In his reaction, the Executive Director (Finance) of Aiico Insurance Plc, Mr. Henry Omoragbon said, "it is a good intention but very rash". He was of the opinion that the increase should have been graduated instead of increasing it from N1 billion for existing banks or N2 billion for new one to N25 billion at a go.
He premised his argument on the fact that Nigerians are not amenable to mergers, a case he said was established in the finance sector during the recent recapitalisation of insurance companies.
He further advised the apex banking institution to base whatever increment it sought to enforce on the paid-up capital of banks as against convertion of shareholders' funds to avoid abuses and manouverings as was witnessed in the insurance industry recently.
The impact of banks recapitalisation according to Omoragbon is that NAICOM might follow the CBN's lead even as insurers have just concluded a round of recapitalisation with the hope that volume of insurance business would respond positively. The expected increase in business volume he regretted was yet to be witnessed.
For Mr. Eddie Efekoha, Vice-chairman of Consolidated Risks Insurers Limited, the prescription "is on the high side". He said that since banks and insurance companies operate in the same sector and banks are out to raise N25 billion capital, it is bound to have serious implications on insurance.

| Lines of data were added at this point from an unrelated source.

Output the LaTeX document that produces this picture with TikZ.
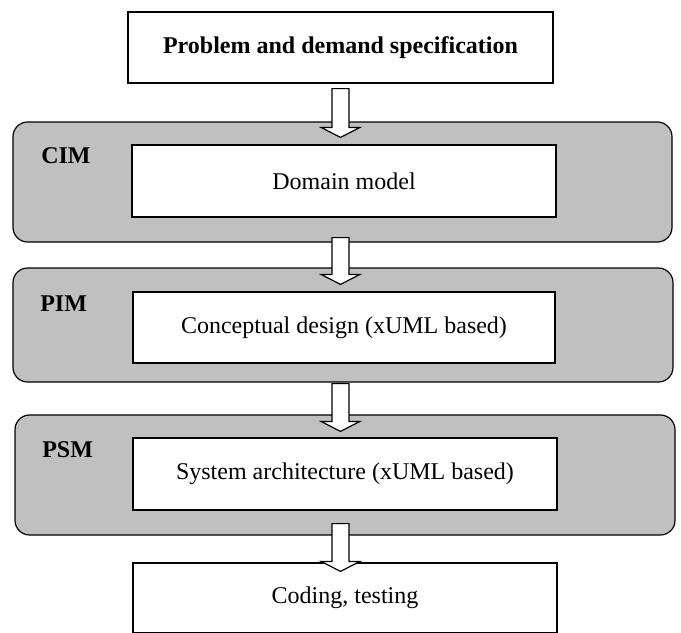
\documentclass[tikz,border=0pt]{standalone}
\usepackage{fontspec}
\setmainfont{Liberation Serif}
\usetikzlibrary{calc,fit}
\definecolor{panelgray}{RGB}{192,192,192}

% hollow block arrow: from node, to node, shaft start offset, head base offset
\newcommand{\stagearrow}[4]{%
  \draw[blockarrow] ($(#1.south -| spec.south)+(-8.5,#3)$) -- ($(#2.north -| spec.south)+(-8.5,#4)$)
    -- ++(-11,0) -- ++(19.5,10) -- ++(19.5,-10) -- ++(-11,0)
    -- ($(#1.south -| spec.south)+(8.5,#3)$) -- cycle;}

\begin{document}
\begin{tikzpicture}[
x=0.75pt, y=-0.75pt,
font=\fontsize{18}{22}\selectfont,
panel/.style={draw, line width=0.9pt, rounded corners=11pt, fill=panelgray, inner sep=0pt},
stage/.style={draw, line width=0.9pt, fill=white, inner sep=0pt, align=center, minimum width=424*0.75pt, minimum height=72*0.75pt},
tag/.style={inner sep=0pt, font=\fontsize{18}{22}\selectfont\bfseries},
blockarrow/.style={draw, line width=0.9pt, fill=white, line join=miter}
]
\clip (0,0) rectangle (681,632);

% model layers
\node[panel, fit={(13,122) (672,242)}] (cim) {};
\node[panel, fit={(13,268) (673,382)}] (pim) {};
\node[panel, fit={(15,415) (675,535)}] (psm) {};

\node[tag, anchor=base west] (cimtag) at (41,163) {CIM};
\node[tag, anchor=base west] (pimtag) at (40,311) {PIM};
\node[tag, anchor=base west] (psmtag) at (42,457) {PSM};

% process steps
\node[stage, minimum width=425*0.75pt, minimum height=71*0.75pt, font=\fontsize{18}{22}\selectfont\bfseries] (spec) at (340.5,47.5) {Problem and demand specification};
\node[stage] (domain) at (344,181) {Domain model};
\node[stage, minimum width=422*0.75pt, minimum height=71*0.75pt] (concept) at (344,327.5) {Conceptual design (xUML based)};
\node[stage] (arch) at (345,474) {System architecture (xUML based)};
\node[stage, minimum height=70*0.75pt] (code) at (345,598) {Coding, testing};

\stagearrow{spec}{cim}{5}{6}
\stagearrow{cim}{pim}{-5}{7}
\stagearrow{pim}{psm}{1}{7}
\stagearrow{psm}{code}{-12}{-1}
\end{tikzpicture}
\end{document}
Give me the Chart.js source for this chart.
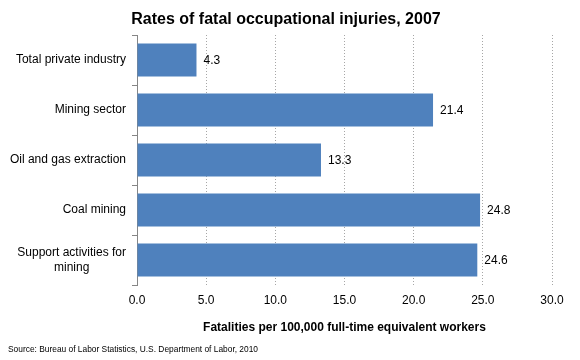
<!DOCTYPE html>
<html>
<head>
<meta charset="utf-8">
<script src="https://cdn.jsdelivr.net/npm/chart.js@4/dist/chart.umd.min.js"></script>
<style>
  body { margin: 0; background: #fff; }
  #wrap { width: 580px; height: 360px; }
</style>
</head>
<body>
<div id="wrap"><canvas id="barChart" width="580" height="360"></canvas></div>
<script>
// data
var categories = ['Total private industry', 'Mining sector', 'Oil and gas extraction', 'Coal mining', ['Support activities for', 'mining']];
var rates = [4.3, 21.4, 13.3, 24.8, 24.6];
var xTicks = [0, 5, 10, 15, 20, 25, 30];

var titleText = 'Rates of fatal occupational injuries, 2007';
var axisText = 'Fatalities per 100,000 full-time equivalent workers';
var sourceText = 'Source: Bureau of Labor Statistics, U.S. Department of Labor, 2010';

var FONT = '"Liberation Sans", Arial, sans-serif';

// title, source line, category labels and value labels
var extras = {
    id: 'extras',
    afterDatasetsDraw: function (chart) {
        var ctx = chart.ctx;
        ctx.save();
        ctx.fillStyle = '#000';
        ctx.font = '12px ' + FONT;
        ctx.textAlign = 'left';
        ctx.textBaseline = 'middle';
        chart.getDatasetMeta(0).data.forEach(function (bar, i) {
            ctx.fillText(rates[i].toFixed(1), bar.x + 7, bar.y + 1);
        });
        ctx.restore();
    },
    afterDraw: function (chart) {
        var ctx = chart.ctx;
        var yScale = chart.scales.y;
        ctx.save();
        ctx.fillStyle = '#000';

        // category labels: block right aligned, lines centred inside the block
        ctx.font = '12px ' + FONT;
        ctx.textAlign = 'center';
        ctx.textBaseline = 'middle';
        categories.forEach(function (lab, i) {
            var lines = Array.isArray(lab) ? lab : [lab];
            var w = Math.max.apply(null, lines.map(function (l) { return ctx.measureText(l).width; }));
            var cx = yScale.left + yScale.width - 11 - w / 2;
            var cy = yScale.getPixelForValue(i);
            lines.forEach(function (l, j) {
                ctx.fillText(l, cx, cy + (j - (lines.length - 1) / 2) * 15);
            });
        });

        ctx.font = 'bold 16px ' + FONT;
        ctx.fillText(titleText, 286, 20);
        ctx.font = '8.4px ' + FONT;
        ctx.textAlign = 'left';
        ctx.fillText(sourceText, 8, 350);
        ctx.restore();
    }
};

var ctxBar = document.getElementById('barChart').getContext('2d');
var barChart = new Chart(ctxBar, {
    type: 'bar',
    data: {
        labels: categories,
        datasets: [{
            label: 'Rate',
            data: rates,
            backgroundColor: '#4F81BD',
            borderWidth: 0,
            categoryPercentage: 1,
            barPercentage: 0.66
        }]
    },
    options: {
        indexAxis: 'y',
        responsive: false,
        animation: false,
        layout: { padding: { top: 35, right: 28, bottom: 0, left: 0 } },
        plugins: {
            legend: { display: false },
            tooltip: { enabled: false }
        },
        scales: {
            x: {
                min: 0,
                max: 30,
                afterBuildTicks: function (scale) {
                    scale.ticks = xTicks.map(function (v) { return { value: v }; });
                },
                afterFit: function (scale) { scale.height = 75; },
                ticks: {
                    color: '#000',
                    font: { family: FONT, size: 12 },
                    padding: 8,
                    maxRotation: 0,
                    callback: function (v) { return Number(v).toFixed(1); }
                },
                grid: {
                    color: '#a6a6a6',
                    drawTicks: false
                },
                border: { display: false, dash: [1, 2] },
                title: {
                    display: true,
                    text: axisText,
                    color: '#000',
                    font: { family: FONT, size: 12, weight: 'bold' },
                    padding: { top: 0, bottom: 25 }
                }
            },
            y: {
                afterFit: function (scale) { scale.width = 137; },
                ticks: { display: false },
                grid: {
                    offset: true,
                    drawOnChartArea: false,
                    color: '#868686',
                    tickLength: 5
                },
                border: { display: true, color: '#868686', width: 1 }
            }
        }
    },
    plugins: [extras]
});
</script>
</body>
</html>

In his view, if the Senate has advised that the capital base of banks should be pegged at N10 billion for now, CBN and other protagonists of higher capital base should take another look at the issue and let N10 billion be.
On the implication of this hike in banks' capital base on insurance business in the country, Efekoha said that it will be out of place for an insurer with a capital base of N200 million to provide risk cover for a bank with a capital base of at least N25 billion.
He was referring to risk covers provided banks by insurance companies including the controversial fidelity guarantee, money-in-transit and property covers, insisting, "even with reinsurance treaties, it is not too good for a general risks underwriter having a capital base of N200 million to provide cover for a bank capitalised at N25 billion".
Efekoha equally feared that if the prescription is allowed to stay, NAICOM might be tempted to further hike the capitalisation of insurance companies too soon.
Reacting to the same development, Mr. Austin Isire, Managing Director of Standard Life Insurance Company Limited warned that share capital alone would not bring about the much desired efficiency in the finance sector. He advised that emphasis should be laid on how to shore up the value of the national currency.
According to him, if government should put in place policies to bring down the exchange rate of national currency to about N20 to a $1, "all the hues and cries about capital inadequacy would fissle out". He advised government to work on socio-economic factors as a way of raising the value of the Naira to a desired level and Nigerians standard of living.
On the impact of this development on insurance, Isire argued that since banks and insurance companies are inter-connected, reduction in the number of banks might weigh down productivity of the insurance industry.
Again, the successful recapitalisation of banks at that level would encourage NAICOM to increase capitalisation of insurance companies out of proportion.
How this development plays out would be determined by policy guidelines of NAICOM in the days ahead but one thing is sure, capitalisation of insurance companies will definitely go up.